● **Available data**
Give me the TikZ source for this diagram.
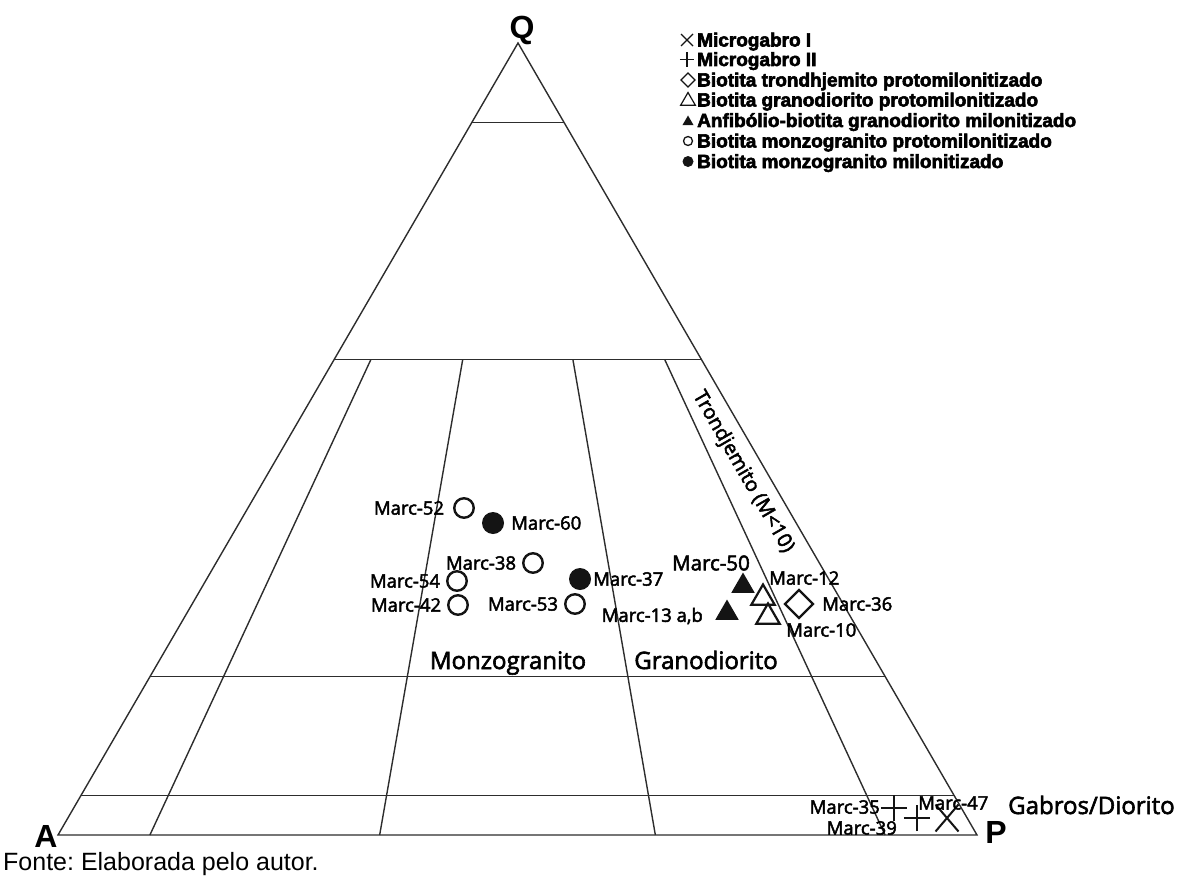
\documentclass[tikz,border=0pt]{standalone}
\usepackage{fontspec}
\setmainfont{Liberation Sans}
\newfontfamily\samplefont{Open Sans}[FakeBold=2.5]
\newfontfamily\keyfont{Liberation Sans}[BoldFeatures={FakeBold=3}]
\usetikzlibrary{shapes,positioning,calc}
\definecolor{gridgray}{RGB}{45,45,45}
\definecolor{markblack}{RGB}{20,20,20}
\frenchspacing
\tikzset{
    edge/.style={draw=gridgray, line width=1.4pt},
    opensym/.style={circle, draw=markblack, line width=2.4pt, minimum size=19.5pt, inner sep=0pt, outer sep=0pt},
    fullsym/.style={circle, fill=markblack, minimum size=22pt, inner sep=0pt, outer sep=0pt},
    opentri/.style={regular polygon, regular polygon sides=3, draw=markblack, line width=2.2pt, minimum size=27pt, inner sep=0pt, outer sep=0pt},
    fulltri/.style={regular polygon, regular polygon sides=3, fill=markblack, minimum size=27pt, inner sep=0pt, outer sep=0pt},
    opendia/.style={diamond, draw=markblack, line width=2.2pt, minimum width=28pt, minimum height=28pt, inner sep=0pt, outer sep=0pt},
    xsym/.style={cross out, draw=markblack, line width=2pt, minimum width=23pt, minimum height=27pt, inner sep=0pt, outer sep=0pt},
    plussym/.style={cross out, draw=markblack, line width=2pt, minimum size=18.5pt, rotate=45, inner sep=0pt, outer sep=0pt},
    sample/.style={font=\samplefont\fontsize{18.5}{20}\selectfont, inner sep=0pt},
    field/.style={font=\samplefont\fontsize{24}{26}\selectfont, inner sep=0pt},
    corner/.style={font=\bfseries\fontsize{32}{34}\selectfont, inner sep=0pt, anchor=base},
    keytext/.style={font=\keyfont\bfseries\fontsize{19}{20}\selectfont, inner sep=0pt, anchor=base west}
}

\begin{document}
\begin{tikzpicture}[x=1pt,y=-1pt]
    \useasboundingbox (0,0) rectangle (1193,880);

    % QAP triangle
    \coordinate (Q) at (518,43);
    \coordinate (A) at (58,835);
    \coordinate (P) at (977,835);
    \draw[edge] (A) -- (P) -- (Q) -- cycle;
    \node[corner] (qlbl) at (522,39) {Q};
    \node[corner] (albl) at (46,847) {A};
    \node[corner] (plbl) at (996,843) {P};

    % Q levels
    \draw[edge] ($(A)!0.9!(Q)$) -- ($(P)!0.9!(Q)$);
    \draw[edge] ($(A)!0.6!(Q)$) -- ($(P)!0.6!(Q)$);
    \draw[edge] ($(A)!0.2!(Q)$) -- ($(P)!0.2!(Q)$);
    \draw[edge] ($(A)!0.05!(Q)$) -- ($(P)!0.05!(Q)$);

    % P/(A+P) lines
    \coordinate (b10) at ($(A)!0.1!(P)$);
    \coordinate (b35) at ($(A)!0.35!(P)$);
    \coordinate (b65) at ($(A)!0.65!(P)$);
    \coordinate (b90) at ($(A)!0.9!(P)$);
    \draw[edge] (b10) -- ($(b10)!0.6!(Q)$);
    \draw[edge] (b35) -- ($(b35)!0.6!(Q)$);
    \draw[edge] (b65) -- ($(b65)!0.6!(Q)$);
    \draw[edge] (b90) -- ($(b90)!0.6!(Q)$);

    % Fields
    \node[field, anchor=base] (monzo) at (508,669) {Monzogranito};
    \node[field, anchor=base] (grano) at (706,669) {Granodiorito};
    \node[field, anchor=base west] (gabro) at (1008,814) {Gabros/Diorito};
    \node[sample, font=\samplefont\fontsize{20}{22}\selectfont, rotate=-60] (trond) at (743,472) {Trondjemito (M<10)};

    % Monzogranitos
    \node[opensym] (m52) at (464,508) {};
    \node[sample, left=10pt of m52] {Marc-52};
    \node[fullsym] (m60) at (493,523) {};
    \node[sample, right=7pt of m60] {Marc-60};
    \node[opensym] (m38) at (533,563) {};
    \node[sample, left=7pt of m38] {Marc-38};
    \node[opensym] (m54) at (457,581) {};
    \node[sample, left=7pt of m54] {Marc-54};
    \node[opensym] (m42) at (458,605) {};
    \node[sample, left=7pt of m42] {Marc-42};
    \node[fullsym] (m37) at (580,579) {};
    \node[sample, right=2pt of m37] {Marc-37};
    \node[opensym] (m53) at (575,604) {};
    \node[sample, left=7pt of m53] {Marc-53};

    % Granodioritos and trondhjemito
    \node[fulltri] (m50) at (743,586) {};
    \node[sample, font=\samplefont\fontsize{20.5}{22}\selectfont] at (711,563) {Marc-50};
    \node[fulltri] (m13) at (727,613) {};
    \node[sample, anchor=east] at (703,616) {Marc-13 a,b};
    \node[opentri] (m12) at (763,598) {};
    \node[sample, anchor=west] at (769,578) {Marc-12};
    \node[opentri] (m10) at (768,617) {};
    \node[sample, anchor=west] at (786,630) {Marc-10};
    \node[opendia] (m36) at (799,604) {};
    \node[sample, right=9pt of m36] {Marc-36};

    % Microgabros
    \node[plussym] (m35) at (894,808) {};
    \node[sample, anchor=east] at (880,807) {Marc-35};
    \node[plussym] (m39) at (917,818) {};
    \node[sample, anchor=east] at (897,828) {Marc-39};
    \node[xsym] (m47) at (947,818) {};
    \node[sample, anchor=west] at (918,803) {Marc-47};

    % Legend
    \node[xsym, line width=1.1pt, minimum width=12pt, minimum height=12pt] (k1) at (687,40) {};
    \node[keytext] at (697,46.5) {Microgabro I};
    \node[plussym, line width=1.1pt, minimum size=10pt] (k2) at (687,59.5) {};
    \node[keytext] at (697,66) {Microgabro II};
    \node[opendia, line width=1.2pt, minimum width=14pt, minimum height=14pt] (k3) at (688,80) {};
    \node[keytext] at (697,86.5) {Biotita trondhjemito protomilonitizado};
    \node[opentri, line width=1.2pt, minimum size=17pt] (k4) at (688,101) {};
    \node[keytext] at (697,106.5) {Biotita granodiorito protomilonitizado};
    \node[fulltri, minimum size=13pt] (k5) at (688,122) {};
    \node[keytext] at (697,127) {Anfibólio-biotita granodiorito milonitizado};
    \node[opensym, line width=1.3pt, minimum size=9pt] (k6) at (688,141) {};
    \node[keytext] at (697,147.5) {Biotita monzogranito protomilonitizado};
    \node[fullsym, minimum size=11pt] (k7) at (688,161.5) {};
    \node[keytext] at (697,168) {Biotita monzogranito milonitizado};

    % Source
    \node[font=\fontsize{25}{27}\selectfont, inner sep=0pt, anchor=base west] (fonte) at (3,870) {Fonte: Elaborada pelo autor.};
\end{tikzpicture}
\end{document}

● **Written problem**
Using the material above, return every line exactly as it appears, minus the pictures.

● **Solution**
Give me the TikZ source for this diagram.
\documentclass[tikz,border=0pt]{standalone}
\usepackage{fontspec}
\setmainfont{Liberation Sans}
\newfontfamily\samplefont{Open Sans}[FakeBold=2.5]
\newfontfamily\keyfont{Liberation Sans}[BoldFeatures={FakeBold=3}]
\usetikzlibrary{shapes,positioning,calc}
\definecolor{gridgray}{RGB}{45,45,45}
\definecolor{markblack}{RGB}{20,20,20}
\frenchspacing
\tikzset{
    edge/.style={draw=gridgray, line width=1.4pt},
    opensym/.style={circle, draw=markblack, line width=2.4pt, minimum size=19.5pt, inner sep=0pt, outer sep=0pt},
    fullsym/.style={circle, fill=markblack, minimum size=22pt, inner sep=0pt, outer sep=0pt},
    opentri/.style={regular polygon, regular polygon sides=3, draw=markblack, line width=2.2pt, minimum size=27pt, inner sep=0pt, outer sep=0pt},
    fulltri/.style={regular polygon, regular polygon sides=3, fill=markblack, minimum size=27pt, inner sep=0pt, outer sep=0pt},
    opendia/.style={diamond, draw=markblack, line width=2.2pt, minimum width=28pt, minimum height=28pt, inner sep=0pt, outer sep=0pt},
    xsym/.style={cross out, draw=markblack, line width=2pt, minimum width=23pt, minimum height=27pt, inner sep=0pt, outer sep=0pt},
    plussym/.style={cross out, draw=markblack, line width=2pt, minimum size=18.5pt, rotate=45, inner sep=0pt, outer sep=0pt},
    sample/.style={font=\samplefont\fontsize{18.5}{20}\selectfont, inner sep=0pt},
    field/.style={font=\samplefont\fontsize{24}{26}\selectfont, inner sep=0pt},
    corner/.style={font=\bfseries\fontsize{32}{34}\selectfont, inner sep=0pt, anchor=base},
    keytext/.style={font=\keyfont\bfseries\fontsize{19}{20}\selectfont, inner sep=0pt, anchor=base west}
}

\begin{document}
\begin{tikzpicture}[x=1pt,y=-1pt]
    \useasboundingbox (0,0) rectangle (1193,880);

    % QAP triangle
    \coordinate (Q) at (518,43);
    \coordinate (A) at (58,835);
    \coordinate (P) at (977,835);
    \draw[edge] (A) -- (P) -- (Q) -- cycle;
    \node[corner] (qlbl) at (522,39) {Q};
    \node[corner] (albl) at (46,847) {A};
    \node[corner] (plbl) at (996,843) {P};

    % Q levels
    \draw[edge] ($(A)!0.9!(Q)$) -- ($(P)!0.9!(Q)$);
    \draw[edge] ($(A)!0.6!(Q)$) -- ($(P)!0.6!(Q)$);
    \draw[edge] ($(A)!0.2!(Q)$) -- ($(P)!0.2!(Q)$);
    \draw[edge] ($(A)!0.05!(Q)$) -- ($(P)!0.05!(Q)$);

    % P/(A+P) lines
    \coordinate (b10) at ($(A)!0.1!(P)$);
    \coordinate (b35) at ($(A)!0.35!(P)$);
    \coordinate (b65) at ($(A)!0.65!(P)$);
    \coordinate (b90) at ($(A)!0.9!(P)$);
    \draw[edge] (b10) -- ($(b10)!0.6!(Q)$);
    \draw[edge] (b35) -- ($(b35)!0.6!(Q)$);
    \draw[edge] (b65) -- ($(b65)!0.6!(Q)$);
    \draw[edge] (b90) -- ($(b90)!0.6!(Q)$);

    % Fields
    \node[field, anchor=base] (monzo) at (508,669) {Monzogranito};
    \node[field, anchor=base] (grano) at (706,669) {Granodiorito};
    \node[field, anchor=base west] (gabro) at (1008,814) {Gabros/Diorito};
    \node[sample, font=\samplefont\fontsize{20}{22}\selectfont, rotate=-60] (trond) at (743,472) {Trondjemito (M<10)};

    % Monzogranitos
    \node[opensym] (m52) at (464,508) {};
    \node[sample, left=10pt of m52] {Marc-52};
    \node[fullsym] (m60) at (493,523) {};
    \node[sample, right=7pt of m60] {Marc-60};
    \node[opensym] (m38) at (533,563) {};
    \node[sample, left=7pt of m38] {Marc-38};
    \node[opensym] (m54) at (457,581) {};
    \node[sample, left=7pt of m54] {Marc-54};
    \node[opensym] (m42) at (458,605) {};
    \node[sample, left=7pt of m42] {Marc-42};
    \node[fullsym] (m37) at (580,579) {};
    \node[sample, right=2pt of m37] {Marc-37};
    \node[opensym] (m53) at (575,604) {};
    \node[sample, left=7pt of m53] {Marc-53};

    % Granodioritos and trondhjemito
    \node[fulltri] (m50) at (743,586) {};
    \node[sample, font=\samplefont\fontsize{20.5}{22}\selectfont] at (711,563) {Marc-50};
    \node[fulltri] (m13) at (727,613) {};
    \node[sample, anchor=east] at (703,616) {Marc-13 a,b};
    \node[opentri] (m12) at (763,598) {};
    \node[sample, anchor=west] at (769,578) {Marc-12};
    \node[opentri] (m10) at (768,617) {};
    \node[sample, anchor=west] at (786,630) {Marc-10};
    \node[opendia] (m36) at (799,604) {};
    \node[sample, right=9pt of m36] {Marc-36};

    % Microgabros
    \node[plussym] (m35) at (894,808) {};
    \node[sample, anchor=east] at (880,807) {Marc-35};
    \node[plussym] (m39) at (917,818) {};
    \node[sample, anchor=east] at (897,828) {Marc-39};
    \node[xsym] (m47) at (947,818) {};
    \node[sample, anchor=west] at (918,803) {Marc-47};

    % Legend
    \node[xsym, line width=1.1pt, minimum width=12pt, minimum height=12pt] (k1) at (687,40) {};
    \node[keytext] at (697,46.5) {Microgabro I};
    \node[plussym, line width=1.1pt, minimum size=10pt] (k2) at (687,59.5) {};
    \node[keytext] at (697,66) {Microgabro II};
    \node[opendia, line width=1.2pt, minimum width=14pt, minimum height=14pt] (k3) at (688,80) {};
    \node[keytext] at (697,86.5) {Biotita trondhjemito protomilonitizado};
    \node[opentri, line width=1.2pt, minimum size=17pt] (k4) at (688,101) {};
    \node[keytext] at (697,106.5) {Biotita granodiorito protomilonitizado};
    \node[fulltri, minimum size=13pt] (k5) at (688,122) {};
    \node[keytext] at (697,127) {Anfibólio-biotita granodiorito milonitizado};
    \node[opensym, line width=1.3pt, minimum size=9pt] (k6) at (688,141) {};
    \node[keytext] at (697,147.5) {Biotita monzogranito protomilonitizado};
    \node[fullsym, minimum size=11pt] (k7) at (688,161.5) {};
    \node[keytext] at (697,168) {Biotita monzogranito milonitizado};

    % Source
    \node[font=\fontsize{25}{27}\selectfont, inner sep=0pt, anchor=base west] (fonte) at (3,870) {Fonte: Elaborada pelo autor.};
\end{tikzpicture}
\end{document}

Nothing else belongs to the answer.